Each line containing the word "this" needs to be copied.

Code that draws figures »
/---

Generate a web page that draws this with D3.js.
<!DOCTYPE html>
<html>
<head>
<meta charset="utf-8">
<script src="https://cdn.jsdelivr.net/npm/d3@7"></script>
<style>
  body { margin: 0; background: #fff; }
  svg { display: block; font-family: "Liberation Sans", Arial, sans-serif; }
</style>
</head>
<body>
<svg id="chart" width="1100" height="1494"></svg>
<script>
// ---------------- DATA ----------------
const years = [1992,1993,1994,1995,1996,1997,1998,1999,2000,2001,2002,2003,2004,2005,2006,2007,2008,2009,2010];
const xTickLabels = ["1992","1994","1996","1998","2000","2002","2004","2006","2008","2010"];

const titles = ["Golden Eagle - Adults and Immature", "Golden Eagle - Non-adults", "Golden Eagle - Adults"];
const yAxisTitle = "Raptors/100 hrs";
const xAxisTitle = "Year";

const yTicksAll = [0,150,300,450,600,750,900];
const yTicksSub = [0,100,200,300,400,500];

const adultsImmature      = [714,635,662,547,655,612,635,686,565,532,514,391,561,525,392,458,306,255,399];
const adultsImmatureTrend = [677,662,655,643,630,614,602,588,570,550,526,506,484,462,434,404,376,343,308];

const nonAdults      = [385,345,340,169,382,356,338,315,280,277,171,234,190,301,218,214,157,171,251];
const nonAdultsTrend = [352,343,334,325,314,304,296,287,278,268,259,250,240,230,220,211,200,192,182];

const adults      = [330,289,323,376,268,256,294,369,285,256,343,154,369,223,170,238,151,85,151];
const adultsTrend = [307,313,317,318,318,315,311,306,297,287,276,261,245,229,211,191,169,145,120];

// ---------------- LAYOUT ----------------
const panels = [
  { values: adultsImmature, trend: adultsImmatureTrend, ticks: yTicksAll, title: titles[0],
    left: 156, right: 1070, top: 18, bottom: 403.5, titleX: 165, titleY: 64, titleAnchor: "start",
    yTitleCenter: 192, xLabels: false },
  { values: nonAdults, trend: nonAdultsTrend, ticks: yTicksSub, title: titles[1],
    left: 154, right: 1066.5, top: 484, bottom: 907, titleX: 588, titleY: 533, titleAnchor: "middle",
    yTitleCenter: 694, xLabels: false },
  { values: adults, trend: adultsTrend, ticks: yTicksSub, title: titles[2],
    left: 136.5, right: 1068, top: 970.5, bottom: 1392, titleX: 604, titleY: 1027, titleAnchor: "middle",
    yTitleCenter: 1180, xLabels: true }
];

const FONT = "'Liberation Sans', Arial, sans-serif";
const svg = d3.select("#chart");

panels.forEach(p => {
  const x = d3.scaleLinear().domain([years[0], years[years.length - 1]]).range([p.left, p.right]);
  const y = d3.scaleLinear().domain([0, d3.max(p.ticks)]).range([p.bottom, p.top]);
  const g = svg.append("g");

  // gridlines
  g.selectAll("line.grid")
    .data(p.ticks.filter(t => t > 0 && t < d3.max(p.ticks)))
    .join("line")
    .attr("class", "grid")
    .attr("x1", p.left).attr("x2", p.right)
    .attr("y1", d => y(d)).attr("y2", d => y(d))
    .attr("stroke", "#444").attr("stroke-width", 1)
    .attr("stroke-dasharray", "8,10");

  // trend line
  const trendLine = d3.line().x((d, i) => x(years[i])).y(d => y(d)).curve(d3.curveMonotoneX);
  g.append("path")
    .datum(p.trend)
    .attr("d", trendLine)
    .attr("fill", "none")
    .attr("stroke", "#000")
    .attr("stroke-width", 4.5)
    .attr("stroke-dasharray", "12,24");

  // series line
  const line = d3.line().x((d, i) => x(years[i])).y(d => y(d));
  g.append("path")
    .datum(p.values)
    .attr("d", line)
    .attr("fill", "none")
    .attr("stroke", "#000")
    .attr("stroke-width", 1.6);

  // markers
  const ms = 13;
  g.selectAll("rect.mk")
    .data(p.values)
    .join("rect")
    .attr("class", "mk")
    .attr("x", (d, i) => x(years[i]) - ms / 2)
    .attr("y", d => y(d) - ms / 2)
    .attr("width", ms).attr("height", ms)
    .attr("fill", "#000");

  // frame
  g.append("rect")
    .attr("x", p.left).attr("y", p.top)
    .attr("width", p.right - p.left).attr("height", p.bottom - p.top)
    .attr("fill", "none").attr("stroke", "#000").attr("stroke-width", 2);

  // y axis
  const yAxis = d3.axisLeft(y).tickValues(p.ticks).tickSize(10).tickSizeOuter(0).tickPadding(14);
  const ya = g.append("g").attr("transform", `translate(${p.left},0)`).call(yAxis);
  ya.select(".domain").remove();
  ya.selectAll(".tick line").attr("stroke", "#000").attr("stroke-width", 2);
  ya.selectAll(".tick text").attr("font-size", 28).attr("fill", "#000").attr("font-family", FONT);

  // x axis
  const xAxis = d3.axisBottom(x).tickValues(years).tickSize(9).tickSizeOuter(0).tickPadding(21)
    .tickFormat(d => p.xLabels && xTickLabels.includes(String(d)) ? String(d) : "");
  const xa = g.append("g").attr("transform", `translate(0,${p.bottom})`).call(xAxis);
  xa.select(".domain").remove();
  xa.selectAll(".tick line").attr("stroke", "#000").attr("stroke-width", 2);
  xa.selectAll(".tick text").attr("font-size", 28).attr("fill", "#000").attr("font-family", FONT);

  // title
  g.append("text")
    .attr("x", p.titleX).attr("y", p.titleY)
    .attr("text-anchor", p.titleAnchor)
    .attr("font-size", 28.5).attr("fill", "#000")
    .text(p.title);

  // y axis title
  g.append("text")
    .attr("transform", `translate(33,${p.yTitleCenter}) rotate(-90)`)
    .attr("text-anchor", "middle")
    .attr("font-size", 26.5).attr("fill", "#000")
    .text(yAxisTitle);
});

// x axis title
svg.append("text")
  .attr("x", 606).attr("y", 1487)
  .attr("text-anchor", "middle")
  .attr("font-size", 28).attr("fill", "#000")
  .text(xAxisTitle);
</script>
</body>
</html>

\---
/---

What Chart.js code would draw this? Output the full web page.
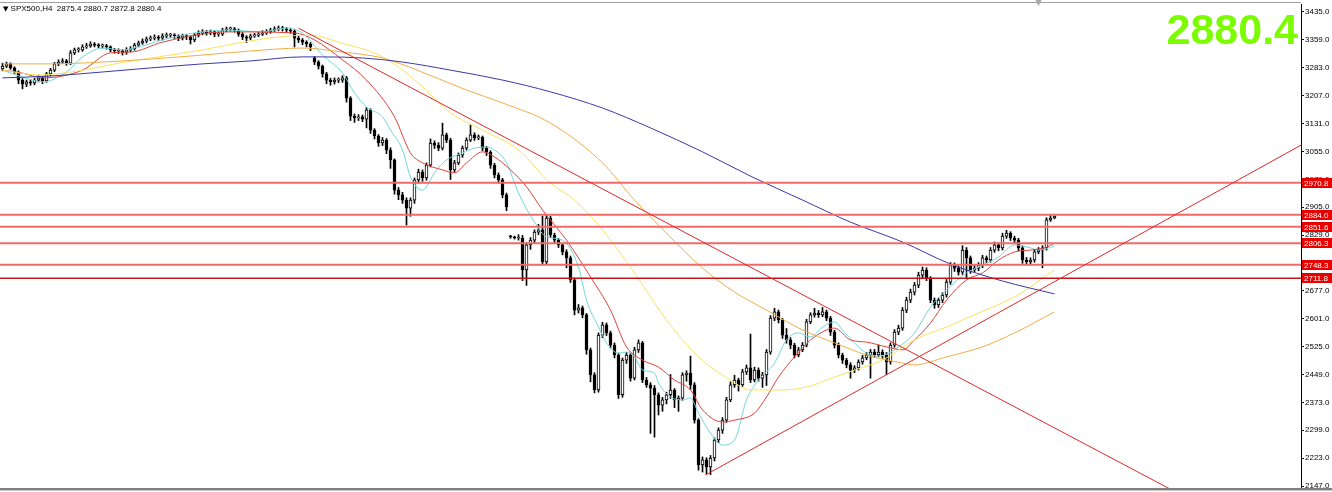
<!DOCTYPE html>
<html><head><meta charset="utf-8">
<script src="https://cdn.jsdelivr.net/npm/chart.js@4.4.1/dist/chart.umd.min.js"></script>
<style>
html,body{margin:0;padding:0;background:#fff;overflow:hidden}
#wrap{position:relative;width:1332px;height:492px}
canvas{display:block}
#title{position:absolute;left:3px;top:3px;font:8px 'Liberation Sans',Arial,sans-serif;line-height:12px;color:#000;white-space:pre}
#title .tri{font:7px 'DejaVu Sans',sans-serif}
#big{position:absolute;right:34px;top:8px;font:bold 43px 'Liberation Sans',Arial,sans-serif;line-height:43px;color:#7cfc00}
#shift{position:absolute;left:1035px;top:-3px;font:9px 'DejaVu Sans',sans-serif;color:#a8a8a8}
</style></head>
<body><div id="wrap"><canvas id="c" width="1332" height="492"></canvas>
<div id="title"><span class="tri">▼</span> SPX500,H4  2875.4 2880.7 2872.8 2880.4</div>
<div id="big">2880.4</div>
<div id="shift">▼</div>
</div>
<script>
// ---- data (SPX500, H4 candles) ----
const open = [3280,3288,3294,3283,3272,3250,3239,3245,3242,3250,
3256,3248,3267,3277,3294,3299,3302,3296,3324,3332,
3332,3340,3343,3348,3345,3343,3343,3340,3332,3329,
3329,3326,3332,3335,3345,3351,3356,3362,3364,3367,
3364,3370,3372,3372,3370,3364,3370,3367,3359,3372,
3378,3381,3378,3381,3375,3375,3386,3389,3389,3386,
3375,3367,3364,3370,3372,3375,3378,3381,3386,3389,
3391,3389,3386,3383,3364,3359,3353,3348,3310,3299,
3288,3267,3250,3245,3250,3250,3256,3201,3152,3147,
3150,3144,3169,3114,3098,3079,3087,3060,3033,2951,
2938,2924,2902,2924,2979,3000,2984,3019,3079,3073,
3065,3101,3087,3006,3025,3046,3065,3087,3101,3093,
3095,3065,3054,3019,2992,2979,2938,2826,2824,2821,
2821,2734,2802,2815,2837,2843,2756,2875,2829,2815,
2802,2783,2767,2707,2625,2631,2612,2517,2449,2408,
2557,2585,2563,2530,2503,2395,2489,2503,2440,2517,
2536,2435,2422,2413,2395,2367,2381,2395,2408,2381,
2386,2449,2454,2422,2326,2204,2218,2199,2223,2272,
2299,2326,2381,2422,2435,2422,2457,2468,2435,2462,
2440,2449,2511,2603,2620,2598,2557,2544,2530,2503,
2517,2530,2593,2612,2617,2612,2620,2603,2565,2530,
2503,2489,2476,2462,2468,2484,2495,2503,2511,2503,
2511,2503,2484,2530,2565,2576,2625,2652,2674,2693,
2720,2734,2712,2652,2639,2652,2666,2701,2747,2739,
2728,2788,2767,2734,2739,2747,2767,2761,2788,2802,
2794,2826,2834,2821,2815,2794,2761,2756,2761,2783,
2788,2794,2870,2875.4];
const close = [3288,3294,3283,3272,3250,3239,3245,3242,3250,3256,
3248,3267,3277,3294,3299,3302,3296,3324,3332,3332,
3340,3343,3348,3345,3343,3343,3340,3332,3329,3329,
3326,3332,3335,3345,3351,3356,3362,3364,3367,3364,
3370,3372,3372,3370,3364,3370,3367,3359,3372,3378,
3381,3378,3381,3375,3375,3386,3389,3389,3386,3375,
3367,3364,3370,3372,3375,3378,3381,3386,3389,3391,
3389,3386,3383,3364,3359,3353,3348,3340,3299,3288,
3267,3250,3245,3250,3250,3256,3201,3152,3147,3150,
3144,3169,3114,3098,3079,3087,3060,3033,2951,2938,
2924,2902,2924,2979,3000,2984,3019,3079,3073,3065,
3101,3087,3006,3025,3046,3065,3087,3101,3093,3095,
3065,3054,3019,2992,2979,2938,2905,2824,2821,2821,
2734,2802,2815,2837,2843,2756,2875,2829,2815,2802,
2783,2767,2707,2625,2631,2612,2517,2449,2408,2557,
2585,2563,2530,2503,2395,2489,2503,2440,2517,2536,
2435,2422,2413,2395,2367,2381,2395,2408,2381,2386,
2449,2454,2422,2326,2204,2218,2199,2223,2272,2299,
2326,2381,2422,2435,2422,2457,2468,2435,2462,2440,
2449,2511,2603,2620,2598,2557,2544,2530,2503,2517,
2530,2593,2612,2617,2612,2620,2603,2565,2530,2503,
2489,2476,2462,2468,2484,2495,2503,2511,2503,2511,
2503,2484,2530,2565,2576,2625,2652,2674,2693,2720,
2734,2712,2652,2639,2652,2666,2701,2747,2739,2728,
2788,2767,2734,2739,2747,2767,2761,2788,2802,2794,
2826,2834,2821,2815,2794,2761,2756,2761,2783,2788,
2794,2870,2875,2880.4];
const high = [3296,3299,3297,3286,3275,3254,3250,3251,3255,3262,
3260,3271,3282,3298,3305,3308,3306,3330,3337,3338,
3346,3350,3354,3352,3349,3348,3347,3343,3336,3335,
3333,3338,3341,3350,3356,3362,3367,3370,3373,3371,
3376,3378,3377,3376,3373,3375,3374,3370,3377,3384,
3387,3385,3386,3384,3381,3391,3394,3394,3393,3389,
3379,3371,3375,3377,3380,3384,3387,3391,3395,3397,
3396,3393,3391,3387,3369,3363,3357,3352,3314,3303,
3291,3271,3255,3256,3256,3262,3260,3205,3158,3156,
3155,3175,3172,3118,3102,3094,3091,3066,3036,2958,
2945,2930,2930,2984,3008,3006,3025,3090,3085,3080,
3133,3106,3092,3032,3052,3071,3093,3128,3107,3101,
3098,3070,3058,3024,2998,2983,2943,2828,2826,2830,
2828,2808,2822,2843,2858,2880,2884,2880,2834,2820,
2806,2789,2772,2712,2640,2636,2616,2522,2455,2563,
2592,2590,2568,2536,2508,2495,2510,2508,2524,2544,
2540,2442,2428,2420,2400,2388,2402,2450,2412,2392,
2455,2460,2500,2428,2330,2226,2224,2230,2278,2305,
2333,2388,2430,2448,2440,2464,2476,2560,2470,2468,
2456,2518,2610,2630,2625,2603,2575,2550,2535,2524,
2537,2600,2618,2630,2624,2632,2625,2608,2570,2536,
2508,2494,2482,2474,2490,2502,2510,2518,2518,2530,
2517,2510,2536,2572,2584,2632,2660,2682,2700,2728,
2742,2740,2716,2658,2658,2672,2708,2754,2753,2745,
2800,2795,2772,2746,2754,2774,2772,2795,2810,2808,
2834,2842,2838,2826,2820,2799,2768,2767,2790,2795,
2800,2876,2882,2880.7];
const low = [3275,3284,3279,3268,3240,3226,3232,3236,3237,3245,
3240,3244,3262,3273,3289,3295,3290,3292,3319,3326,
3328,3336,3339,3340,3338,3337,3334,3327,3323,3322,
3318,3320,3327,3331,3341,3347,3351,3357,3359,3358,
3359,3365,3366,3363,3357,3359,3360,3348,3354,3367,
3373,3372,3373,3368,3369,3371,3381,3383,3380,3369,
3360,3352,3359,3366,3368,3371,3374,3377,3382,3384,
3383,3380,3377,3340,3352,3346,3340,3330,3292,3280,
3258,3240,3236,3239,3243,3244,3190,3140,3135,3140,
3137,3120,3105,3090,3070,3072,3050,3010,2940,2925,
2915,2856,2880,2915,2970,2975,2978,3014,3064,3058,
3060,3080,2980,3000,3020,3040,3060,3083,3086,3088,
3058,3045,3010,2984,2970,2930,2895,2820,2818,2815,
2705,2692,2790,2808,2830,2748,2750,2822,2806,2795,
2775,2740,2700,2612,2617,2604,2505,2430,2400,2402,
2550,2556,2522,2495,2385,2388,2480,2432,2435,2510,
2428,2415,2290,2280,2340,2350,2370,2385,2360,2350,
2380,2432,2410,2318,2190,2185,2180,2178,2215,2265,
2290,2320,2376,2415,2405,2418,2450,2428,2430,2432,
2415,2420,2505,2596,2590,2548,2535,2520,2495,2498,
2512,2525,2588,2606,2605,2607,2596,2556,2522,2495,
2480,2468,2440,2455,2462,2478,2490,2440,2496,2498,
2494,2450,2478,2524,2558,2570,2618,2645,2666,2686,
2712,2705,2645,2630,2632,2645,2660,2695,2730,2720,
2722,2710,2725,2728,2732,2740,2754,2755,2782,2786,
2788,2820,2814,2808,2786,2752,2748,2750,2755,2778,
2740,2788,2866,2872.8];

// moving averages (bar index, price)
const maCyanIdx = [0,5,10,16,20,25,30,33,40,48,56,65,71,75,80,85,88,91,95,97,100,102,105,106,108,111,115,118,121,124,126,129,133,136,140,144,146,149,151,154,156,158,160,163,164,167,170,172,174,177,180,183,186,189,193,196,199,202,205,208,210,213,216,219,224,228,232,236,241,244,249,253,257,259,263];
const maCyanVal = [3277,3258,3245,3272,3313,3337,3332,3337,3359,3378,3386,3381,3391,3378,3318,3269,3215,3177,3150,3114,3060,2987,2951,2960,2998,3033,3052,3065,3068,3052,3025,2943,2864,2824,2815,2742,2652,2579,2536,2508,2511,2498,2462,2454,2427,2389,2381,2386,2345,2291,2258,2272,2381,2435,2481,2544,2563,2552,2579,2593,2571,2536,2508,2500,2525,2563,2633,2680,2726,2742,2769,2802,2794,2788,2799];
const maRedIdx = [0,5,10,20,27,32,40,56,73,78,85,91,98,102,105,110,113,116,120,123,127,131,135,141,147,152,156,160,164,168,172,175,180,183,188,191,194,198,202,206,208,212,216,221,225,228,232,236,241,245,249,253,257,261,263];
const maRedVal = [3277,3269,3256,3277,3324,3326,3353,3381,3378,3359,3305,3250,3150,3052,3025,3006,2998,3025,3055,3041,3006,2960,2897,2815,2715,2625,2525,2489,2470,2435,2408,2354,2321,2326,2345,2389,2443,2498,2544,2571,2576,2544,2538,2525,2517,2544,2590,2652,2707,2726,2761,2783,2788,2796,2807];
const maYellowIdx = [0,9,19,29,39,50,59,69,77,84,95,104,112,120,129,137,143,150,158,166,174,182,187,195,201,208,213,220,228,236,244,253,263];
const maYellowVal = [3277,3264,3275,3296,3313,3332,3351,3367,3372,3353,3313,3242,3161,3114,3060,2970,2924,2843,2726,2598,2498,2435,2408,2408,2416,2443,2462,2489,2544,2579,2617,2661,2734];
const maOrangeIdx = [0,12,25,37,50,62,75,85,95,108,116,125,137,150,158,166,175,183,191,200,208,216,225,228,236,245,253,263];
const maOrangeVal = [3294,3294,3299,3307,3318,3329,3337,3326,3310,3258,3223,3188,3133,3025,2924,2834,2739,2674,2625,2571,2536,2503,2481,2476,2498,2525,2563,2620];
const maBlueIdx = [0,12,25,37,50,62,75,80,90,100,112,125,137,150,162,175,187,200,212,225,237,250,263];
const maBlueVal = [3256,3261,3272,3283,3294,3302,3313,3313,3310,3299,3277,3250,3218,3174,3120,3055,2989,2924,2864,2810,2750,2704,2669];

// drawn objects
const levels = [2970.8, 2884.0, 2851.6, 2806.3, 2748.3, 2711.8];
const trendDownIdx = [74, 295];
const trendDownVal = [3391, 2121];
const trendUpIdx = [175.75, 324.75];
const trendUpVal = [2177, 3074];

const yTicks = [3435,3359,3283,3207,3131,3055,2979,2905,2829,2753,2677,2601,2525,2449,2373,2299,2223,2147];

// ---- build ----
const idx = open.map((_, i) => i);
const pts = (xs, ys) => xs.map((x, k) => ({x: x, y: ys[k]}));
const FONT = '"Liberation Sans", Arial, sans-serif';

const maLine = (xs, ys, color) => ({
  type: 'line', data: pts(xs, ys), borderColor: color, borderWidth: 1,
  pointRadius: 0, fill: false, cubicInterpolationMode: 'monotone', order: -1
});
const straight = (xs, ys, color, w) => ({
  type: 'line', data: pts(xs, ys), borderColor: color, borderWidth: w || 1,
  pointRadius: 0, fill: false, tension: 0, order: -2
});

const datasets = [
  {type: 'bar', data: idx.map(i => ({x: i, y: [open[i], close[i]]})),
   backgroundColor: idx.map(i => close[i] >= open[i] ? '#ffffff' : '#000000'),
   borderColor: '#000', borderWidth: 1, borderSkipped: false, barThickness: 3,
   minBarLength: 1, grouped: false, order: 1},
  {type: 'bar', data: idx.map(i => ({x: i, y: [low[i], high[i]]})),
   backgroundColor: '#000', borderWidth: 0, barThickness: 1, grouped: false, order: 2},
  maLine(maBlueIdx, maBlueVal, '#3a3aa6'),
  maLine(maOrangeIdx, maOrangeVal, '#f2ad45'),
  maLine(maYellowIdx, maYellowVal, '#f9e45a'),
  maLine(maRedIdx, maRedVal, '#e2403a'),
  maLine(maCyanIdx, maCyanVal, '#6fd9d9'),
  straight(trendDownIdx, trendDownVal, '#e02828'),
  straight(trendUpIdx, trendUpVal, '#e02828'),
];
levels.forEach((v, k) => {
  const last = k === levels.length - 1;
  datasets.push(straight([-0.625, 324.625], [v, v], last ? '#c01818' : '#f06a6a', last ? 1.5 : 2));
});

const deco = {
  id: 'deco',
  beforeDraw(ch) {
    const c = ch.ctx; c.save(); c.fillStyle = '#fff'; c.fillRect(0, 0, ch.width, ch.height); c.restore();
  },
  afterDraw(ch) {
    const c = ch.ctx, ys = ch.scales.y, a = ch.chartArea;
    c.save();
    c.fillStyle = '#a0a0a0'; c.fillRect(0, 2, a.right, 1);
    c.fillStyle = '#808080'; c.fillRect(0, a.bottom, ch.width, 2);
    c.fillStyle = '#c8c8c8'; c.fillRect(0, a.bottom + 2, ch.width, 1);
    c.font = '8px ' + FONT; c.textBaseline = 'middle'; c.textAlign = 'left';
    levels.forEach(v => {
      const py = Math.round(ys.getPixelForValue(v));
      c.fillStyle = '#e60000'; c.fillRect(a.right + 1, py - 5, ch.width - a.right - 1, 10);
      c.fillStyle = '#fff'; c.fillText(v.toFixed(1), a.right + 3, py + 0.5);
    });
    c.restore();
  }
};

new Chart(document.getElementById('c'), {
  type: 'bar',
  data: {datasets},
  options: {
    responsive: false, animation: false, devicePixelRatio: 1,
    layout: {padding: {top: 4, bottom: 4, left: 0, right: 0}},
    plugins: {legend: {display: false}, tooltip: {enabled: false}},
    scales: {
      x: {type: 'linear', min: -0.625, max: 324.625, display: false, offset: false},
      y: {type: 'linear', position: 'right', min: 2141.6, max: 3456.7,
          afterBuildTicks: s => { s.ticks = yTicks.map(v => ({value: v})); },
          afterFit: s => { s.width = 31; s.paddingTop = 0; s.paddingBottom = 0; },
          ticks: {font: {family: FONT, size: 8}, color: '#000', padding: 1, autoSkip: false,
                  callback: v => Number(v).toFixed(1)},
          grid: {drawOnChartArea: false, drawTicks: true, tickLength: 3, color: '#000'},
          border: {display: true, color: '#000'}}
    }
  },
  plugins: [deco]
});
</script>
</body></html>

\---

Problem solution »
Generate a web page that draws this with D3.js.
What Chart.js code would draw this? Output the full web page.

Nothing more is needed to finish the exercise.